Tanto los procesos históricos, la Revolución cubana por ejemplo, como las personalidades que fueron alma y mente de ellos, en este caso el Comandante en Jefe Fidel Castro, guardan un capital simbólico, que acumularon a través de una labor social, política y humana cuyas reminiscencias y logros llegan hasta la actualidad.
El capital simbólico se entendería como el influjo, el poder subjetivo, el ejemplo más allá del tiempo y de la muerte que poseen para hoy en día poder continuar su senda o que constituyen bases para entender el presente y el futuro y cómo debe desarrollarse el traslado entre uno y otro.
Este puede desgastarse a veces por el simple paso del tiempo que al igual que cuando nos alejamos de una ciudad que nos parecía inmensa, avanzamos por la carretera y al mirar por el parabrisas posterior del automóvil se empequeñece hasta desaparecer. No obstante, hasta al tiempo con su poder de crear lejanías se puede combatir con la memoria.
El olvido y la nada son hermanas de sangre y por ello se deben evitar, con uñas y dientes, porque bien se ha dicho una y otra vez, si no sabemos de dónde venimos no podremos conocer a dónde vamos. Para seguir con la metáfora del vehículo en la carretera nos encontraríamos varados en mitad de alguna parte.
La tarea de defender la memoria, y por tanto el capital simbólico, depende de nosotros, de los que permanecemos. Sin embargo, los cubanos, creo que por una cuestión de idiosincrasia, no solemos pecar por defecto, sino por exceso. Tal vez sea que a veces el entusiasmo nubla el juicio o la errónea percepción de que todo tributo es válido, sin importar la naturaleza del mismo o su puesta en marcha.
Entonces, sucede que pensamos que ayudamos a la conservación y engrandecimiento de su legado, pero en realidad se logra el efecto contrario, se empaña. Lo “cheo” nos ronda y lo más triste es que, normalmente, lo “cheo” no va más allá de las acciones y comportamientos que desafían la lógica común.
En nuestro día a día hemos podido apreciar nombramientos, conmemoraciones, tributos más pequeños, que no trascienden de ámbitos locales, pero que también desgastan el capital simbólico. Hablo desde actos sin ton ni son, con lugares comunes y guiones archiconocidos, o el empleo de una propaganda poco atractiva que crece, lamentablemente.
Creo, no obstante, que la más peligrosa de todas las prácticas es parapetarse detrás de un nombre o una obra para justificar acciones o medidas mal ejecutadas, sobre todo cuando tienen incidencia directa en la población.

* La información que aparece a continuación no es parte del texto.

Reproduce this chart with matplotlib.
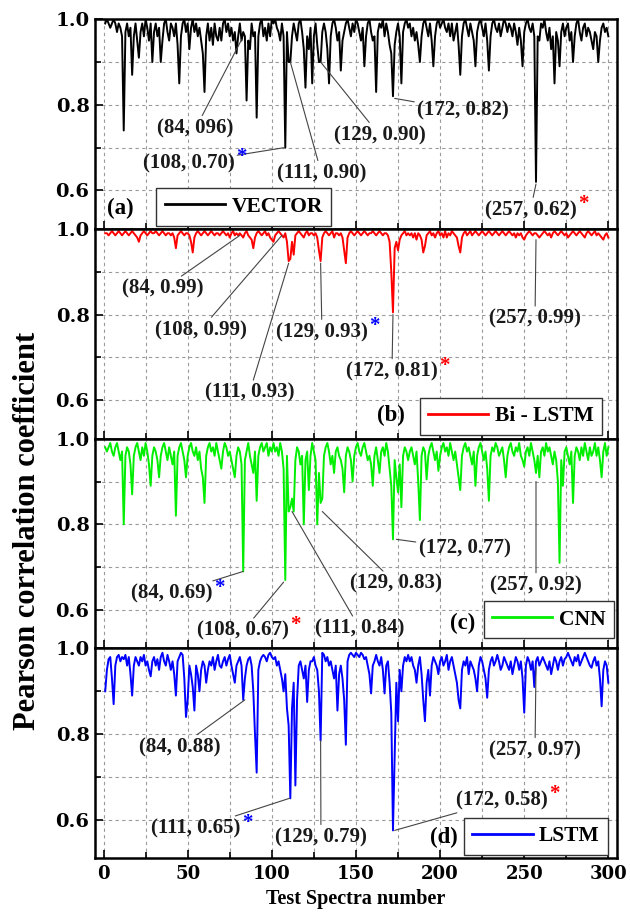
import numpy as np
import matplotlib.pyplot as plt
from matplotlib.text import Text
from matplotlib.ticker import MultipleLocator

# Pearson correlation (x100) for test spectra 1..300
vector = [
    99, 100, 99, 98, 99, 100, 99, 97, 99, 98,
    96, 74, 97, 99, 96, 98, 87, 96, 99, 95,
    91, 97, 99, 96, 100, 98, 95, 99, 90, 97,
    99, 96, 98, 90, 95, 99, 100, 97, 95, 99,
    98, 96, 99, 94, 85, 96, 99, 100, 97, 99,
    93, 98, 100, 97, 99, 96, 98, 95, 92, 83,
    96, 99, 95, 98, 94, 99, 96, 95, 98, 95,
    99, 100, 97, 99, 96, 98, 95, 97, 92, 96,
    99, 95, 97, 96, 81, 95, 93, 99, 96, 97,
    77, 96, 99, 100, 96, 98, 95, 99, 96, 100,
    99, 100, 98, 97, 95, 99, 96, 70, 97, 90,
    90, 96, 99, 97, 95, 99, 100, 97, 93, 84,
    96, 93, 98, 85, 96, 99, 94, 90, 90, 97,
    99, 97, 93, 85, 96, 99, 100, 98, 95, 97,
    88, 95, 97, 99, 100, 98, 96, 99, 97, 100,
    99, 97, 95, 98, 89, 96, 99, 100, 97, 95,
    96, 83, 97, 99, 98, 100, 96, 99, 97, 94,
    92, 82, 94, 97, 99, 96, 85, 97, 99, 100,
    98, 99, 96, 98, 95, 97, 94, 90, 96, 99,
    100, 98, 96, 99, 95, 89, 96, 99, 100, 98,
    99, 100, 98, 97, 99, 96, 99, 95, 97, 99,
    94, 87, 96, 99, 100, 98, 96, 99, 97, 95,
    89, 97, 99, 100, 98, 96, 99, 95, 88, 96,
    99, 100, 98, 97, 99, 96, 98, 100, 99, 97,
    99, 98, 96, 99, 97, 94, 98, 95, 89, 97,
    99, 100, 98, 97, 99, 96, 62, 96, 95, 99,
    98, 100, 97, 95, 98, 93, 96, 85, 97, 95,
    89, 97, 99, 96, 98, 99, 95, 97, 90, 96,
    99, 100, 97, 95, 98, 99, 96, 98, 97, 95,
    93, 97, 96, 90, 95, 98, 99, 97, 98, 96,
]

bi_lstm = [
    99, 99, 98.5, 99, 99.5, 99, 98.5, 99, 99.5, 99,
    98.5, 99, 99.5, 99, 98.5, 99, 99.5, 99, 98.5, 98,
    97, 98.5, 99, 99.5, 99, 98.5, 99, 99.5, 99, 99,
    99.5, 99, 98.5, 99, 99.5, 99, 98.5, 99, 99, 98.5,
    99, 98, 95.5, 98.5, 99, 99.5, 99, 98.5, 99, 99,
    98.5, 97, 94.5, 98, 99, 99.5, 99, 98.5, 99, 99.5,
    99, 98.5, 99, 99.5, 99, 98.5, 99, 99, 98.5, 99,
    99.5, 99, 98.5, 99, 98, 99, 99.5, 98.5, 99, 98.5,
    99, 98.5, 98, 99, 99.5, 98.5, 98, 97.5, 95.5, 98,
    99, 99.5, 99, 98.5, 99, 99.5, 98.5, 99, 98, 97.5,
    97, 98.5, 99, 99.5, 99, 98.5, 98, 99, 97, 92.5,
    93, 97, 94, 98.5, 99, 99.5, 99, 98.5, 98, 99,
    99.5, 98.5, 99, 99, 98.5, 99, 98, 95, 92.5, 98,
    99, 99.5, 99, 98.5, 99, 99.5, 98, 99, 99, 98.5,
    99, 98, 95, 92, 98, 99, 99.5, 99, 98.5, 99,
    99.5, 99, 98.5, 99, 99.5, 99, 98.5, 99, 99, 99.5,
    99, 98.5, 99, 99.5, 99, 98.5, 99, 99, 98.5, 97,
    90, 80.5, 95.5, 97, 95, 97.5, 98.5, 99, 99.5, 98.5,
    99, 98.5, 99, 98, 99, 97.5, 99, 98.5, 97.5, 94.5,
    96, 98.5, 99, 99.5, 98.5, 99, 98, 99, 99.5, 98.5,
    99, 98, 99.5, 98, 99, 98.5, 99.5, 99, 98.5, 98,
    96, 94.5, 98, 99, 99.5, 98.5, 99, 99.5, 98.5, 99,
    99.5, 99, 98.5, 99, 99.5, 99, 98.5, 99, 99.5, 99,
    98.5, 99, 99.5, 99, 98.5, 99, 99.5, 99, 98.5, 99,
    99.5, 99, 98.5, 99, 98, 99, 98.5, 99, 98, 97.5,
    98.5, 99, 99.5, 99, 98.5, 99, 99, 98.5, 98, 98.5,
    99, 99.5, 99, 98.5, 99, 98, 99, 99.5, 99, 98.5,
    99, 99.5, 99, 98.5, 99, 98, 98.5, 99, 99.5, 99,
    98.5, 99, 99.5, 99, 98.5, 98, 99, 99.5, 99, 98.5,
    99, 99.5, 98.5, 99, 98.5, 98, 97.5, 98.5, 99, 98,
]

cnn = [
    98, 97, 98, 99, 97, 96, 98, 99, 97, 95,
    97, 80, 96, 98, 97, 94, 87, 96, 98, 99,
    97, 95, 98, 96, 99, 97, 94, 89, 96, 98,
    97, 95, 91, 96, 98, 99, 97, 95, 98, 96,
    94, 97, 82, 96, 98, 99, 97, 95, 91, 96,
    98, 99, 97, 96, 98, 95, 97, 93, 91, 85,
    96, 98, 99, 97, 98, 96, 99, 97, 95, 93,
    97, 99, 98, 96, 97, 95, 93, 91, 96, 98,
    97, 94, 69, 95, 97, 99, 96, 94, 92, 97,
    85.5, 96, 98, 99, 97, 98, 99, 96, 98, 97,
    99, 97, 98, 96, 99, 97, 93, 67, 96, 83,
    84, 86, 83, 95, 98, 97, 94, 96, 80, 95,
    97, 88, 96, 99, 97, 95, 80, 92, 85, 86,
    96, 98, 99, 97, 94, 96, 92, 97, 98, 96,
    95, 93, 87.5, 96, 98, 97, 95, 90, 96, 98,
    99, 97, 96, 98, 99, 97, 95, 96, 94, 89,
    96, 98, 95, 92, 97, 98, 96, 99, 97, 93,
    89, 76.5, 95, 91, 87.5, 94, 84, 96, 98, 97,
    95, 97, 98, 96, 94, 97, 90, 81, 96, 98,
    97, 90.5, 96, 98, 99, 97, 95, 97, 92.5, 96,
    98, 99, 97, 98, 96, 99, 97, 95, 97, 94,
    91, 88, 96, 98, 99, 97, 98, 96, 94, 97,
    89, 96, 98, 99, 97, 95, 97, 93, 85.5, 96,
    98, 97, 99, 98, 96, 97, 98, 95, 91, 96,
    98, 99, 97, 96, 98, 97, 99, 96, 95, 93.5,
    97, 98, 96, 99, 97, 95, 92, 96, 91, 97,
    98, 96, 99, 97, 98, 96, 94, 97, 95, 90,
    71, 95, 89, 97, 98, 96, 94, 97, 85, 96,
    98, 97, 95, 98, 96, 99, 97, 95, 98, 96,
    97, 99, 96, 98, 95, 91, 97, 99, 96, 98,
]

lstm = [
    90, 95, 97.5, 98, 93, 87, 96, 98, 98.5, 97,
    98, 97.5, 98.5, 96, 98, 94, 89, 96, 98, 97,
    96, 98, 97, 98.5, 96, 97, 95, 93.5, 97, 98,
    96, 97.5, 95, 98, 99, 97, 96, 98.5, 97, 95,
    97, 94, 89, 97, 98, 99, 98.5, 93, 84, 88,
    96, 94, 91, 85.5, 96, 94, 90, 95, 97, 96,
    92, 95, 97, 96, 98, 95, 97, 98.5, 96, 95.5,
    97, 98, 96, 97.5, 98.5, 96, 94, 92, 96, 97,
    98, 96, 88, 93, 96, 97.5, 98, 96, 90, 80,
    71, 95, 97, 98, 98.5, 98, 97, 98.5, 99, 98,
    97.5, 98, 96, 97, 95, 93, 90, 94, 86, 82,
    65, 86, 92, 68, 88, 96, 97, 95, 93, 96,
    87.5, 95, 97, 97, 98, 96, 95, 90, 78.5, 99,
    98.5, 97, 98, 96, 97, 95, 93, 96, 85.5, 94,
    96, 93, 88, 77.5, 97, 98.5, 99, 98.5, 98, 99,
    98.5, 98, 99, 98.5, 97.5, 98, 96, 94, 89.5, 96,
    97, 98.5, 97, 96, 98, 95, 89.5, 96, 97, 92,
    85, 57.5, 74.5, 92, 83, 95, 90, 96, 98, 97,
    98.5, 97, 98, 96, 95, 92, 96, 98, 94, 88,
    83, 92, 95, 89, 96, 98, 97, 96, 94, 97,
    98, 96, 97, 98.5, 95, 97, 98, 96, 94, 92,
    88, 86, 95, 97, 96, 98, 94, 97, 96, 95,
    93, 90, 96, 98, 97, 95, 93, 88.5, 95, 97,
    98, 96, 97, 98.5, 97, 95, 96, 98, 97, 96,
    95, 97, 94, 96, 98, 97, 95, 97, 93, 85,
    96, 98, 97, 95, 97, 91, 97, 98, 96, 97,
    98, 97, 96, 95, 97, 94, 96, 98, 97, 95,
    97, 98, 96, 97.5, 98, 99, 98, 97, 96, 98,
    97, 98.5, 96, 97, 98, 99, 98, 97, 96, 95.5,
    97, 98, 96, 97, 93, 86.5, 95, 97, 96, 92,
]

spectra = np.arange(1, 301)

# (label, point, text position, star colour)
vector_notes = [
    ("(84, 096)", (82, 0.952), (54.7, 0.745), None),
    ("(108, 0.70)", (107.5, 0.70), (50.5, 0.664), "blue"),
    ("(111, 0.90)", (111, 0.90), (129.5, 0.640), None),
    ("(129, 0.90)", (129, 0.90), (164, 0.729), None),
    ("(172, 0.82)", (173, 0.815), (213.6, 0.787), None),
    ("(257, 0.62)", (257, 0.615), (253.7, 0.554), "red"),
]
bi_lstm_notes = [
    ("(84, 0.99)", (81, 0.985), (35.4, 0.86), None),
    ("(108, 0.99)", (106, 0.985), (57.6, 0.764), None),
    ("(111, 0.93)", (110, 0.92), (86.7, 0.617), None),
    ("(129, 0.93)", (129, 0.92), (129.8, 0.759), "blue"),
    ("(172, 0.81)", (172, 0.80), (171.4, 0.667), "red"),
    ("(257, 0.99)", (257, 0.975), (256.4, 0.79), None),
]
cnn_notes = [
    ("(84, 0.69)", (83, 0.69), (40.7, 0.638), "blue"),
    ("(108, 0.67)", (107, 0.665), (82.9, 0.551), "red"),
    ("(111, 0.84)", (112, 0.83), (152.4, 0.556), None),
    ("(129, 0.83)", (130, 0.83), (173.8, 0.661), None),
    ("(172, 0.77)", (174, 0.765), (214.5, 0.743), None),
    ("(257, 0.92)", (257, 0.90), (257, 0.657), None),
]
lstm_notes = [
    ("(84, 0.88)", (84, 0.88), (45.2, 0.769), None),
    ("(111, 0.65)", (110.5, 0.65), (55, 0.579), "blue"),
    ("(129, 0.79)", (129, 0.785), (129.2, 0.559), None),
    ("(172, 0.58)", (173, 0.575), (236.8, 0.646), "red"),
    ("(257, 0.97)", (257, 0.955), (256.4, 0.762), None),
]

panels = [
    ("(a)", "VECTOR", vector, "black", vector_notes, (0.285, 0.105), (0.048, 0.10)),
    ("(b)", "Bi - LSTM", bi_lstm, "red", bi_lstm_notes, (0.797, 0.107), (0.567, 0.11)),
    ("(c)", "CNN", cnn, "#00ee00", cnn_notes, (0.870, 0.138), (0.704, 0.12)),
    ("(d)", "LSTM", lstm, "blue", lstm_notes, (0.845, 0.105), (0.669, 0.10)),
]

serif = ["Liberation Serif", "DejaVu Serif"]
tickfont = ["DejaVu Serif"]

fig, axes = plt.subplots(4, 1, figsize=(6.3, 9.14), dpi=100, sharex=True)
fig.subplots_adjust(left=0.151, right=0.979, top=0.979, bottom=0.061, hspace=0)

for ax, (tag, name, vals, color, notes, leg_pos, tag_pos) in zip(axes, panels):
    ax.plot(spectra, np.array(vals) / 100, color=color, lw=1.4, label=name)
    ax.set_xlim(-5, 305)
    ax.set_ylim(0.51, 1.0)
    ax.set_yticks([0.6, 0.8, 1.0])
    ax.yaxis.set_minor_locator(MultipleLocator(0.1))
    ax.xaxis.set_major_locator(MultipleLocator(50))
    ax.xaxis.set_minor_locator(MultipleLocator(25))
    ax.grid(True, which="both", color="#9a9a9a", ls=(0, (3, 3)), lw=0.8)
    ax.set_axisbelow(True)
    ax.tick_params(which="both", direction="in", width=1.2, top=False, right=False)
    ax.tick_params(which="major", length=6)
    ax.tick_params(which="minor", length=4)
    ax.tick_params(axis="y", pad=4)
    for lab in ax.get_yticklabels():
        lab.set_fontfamily(tickfont)
        lab.set_fontweight("bold")
        lab.set_fontsize(14)
    for sp in ax.spines.values():
        sp.set_linewidth(1.8)

    leg = ax.legend(loc="center", bbox_to_anchor=leg_pos, fancybox=False,
                    edgecolor="#333333", framealpha=1, handlelength=2.8,
                    handletextpad=0.3, borderpad=0.4,
                    prop={"family": serif, "weight": "bold", "size": 15.5})
    leg.get_frame().set_linewidth(1.0)
    for ln in leg.get_lines():
        ln.set_linewidth(2)

    ax.text(tag_pos[0], tag_pos[1], tag, transform=ax.transAxes, ha="center",
            va="center", fontsize=16.5, fontweight="bold", family=serif)

    for label, pt, txt, star in notes:
        t = ax.annotate(label, xy=pt, xytext=txt, ha="center", va="center",
                        fontsize=15, fontweight="bold", family=serif,
                        color="#1a1a1a",
                        arrowprops=dict(arrowstyle="-", color="#444444", lw=0.8,
                                        shrinkA=0, shrinkB=0))
        if star:
            # attach to the text box only, not the leader line
            ax.annotate("*", xy=(1.0, 0.8),
                        xycoords=lambda r, t=t: Text.get_window_extent(t, r),
                        xytext=(1, 0), textcoords="offset points",
                        ha="left", va="center", fontsize=15,
                        fontweight="bold", family=serif, color=star)

bottom = axes[-1]
for lab in bottom.get_xticklabels():
    lab.set_fontfamily(tickfont)
    lab.set_fontweight("bold")
    lab.set_fontsize(13)
bottom.tick_params(axis="x", pad=5)
bottom.set_xlabel("Test Spectra number", fontsize=14.5, fontweight="bold",
                  family=serif, labelpad=4)

fig.text(0.043, 0.419, "Pearson correlation coefficient", rotation=90,
         ha="center", va="center", fontsize=22, fontweight="bold", family=serif)

fig.savefig("out.png", dpi=100)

No pienso que el capital simbólico acumulado en más de seis décadas de Revolución se vaya a perder del día a la noche, pero constituye un error estratégico, e incluso en casos extremos un irrespeto, dilapidarlo a diestra y siniestra.
No podemos olvidar que la cuestión no es repetir, sino entender; no es defender por defender, sino hacerlo de manera inteligente y adecuar sus enseñanzas a un contexto que trae nuevos desafíos y visiones.
Sería un craso error, uno fatal, ceder ante la desmemoria, pero también permitir que la influencia de un legado se pierda por el poder de lo “cheo” y de la inconsciencia.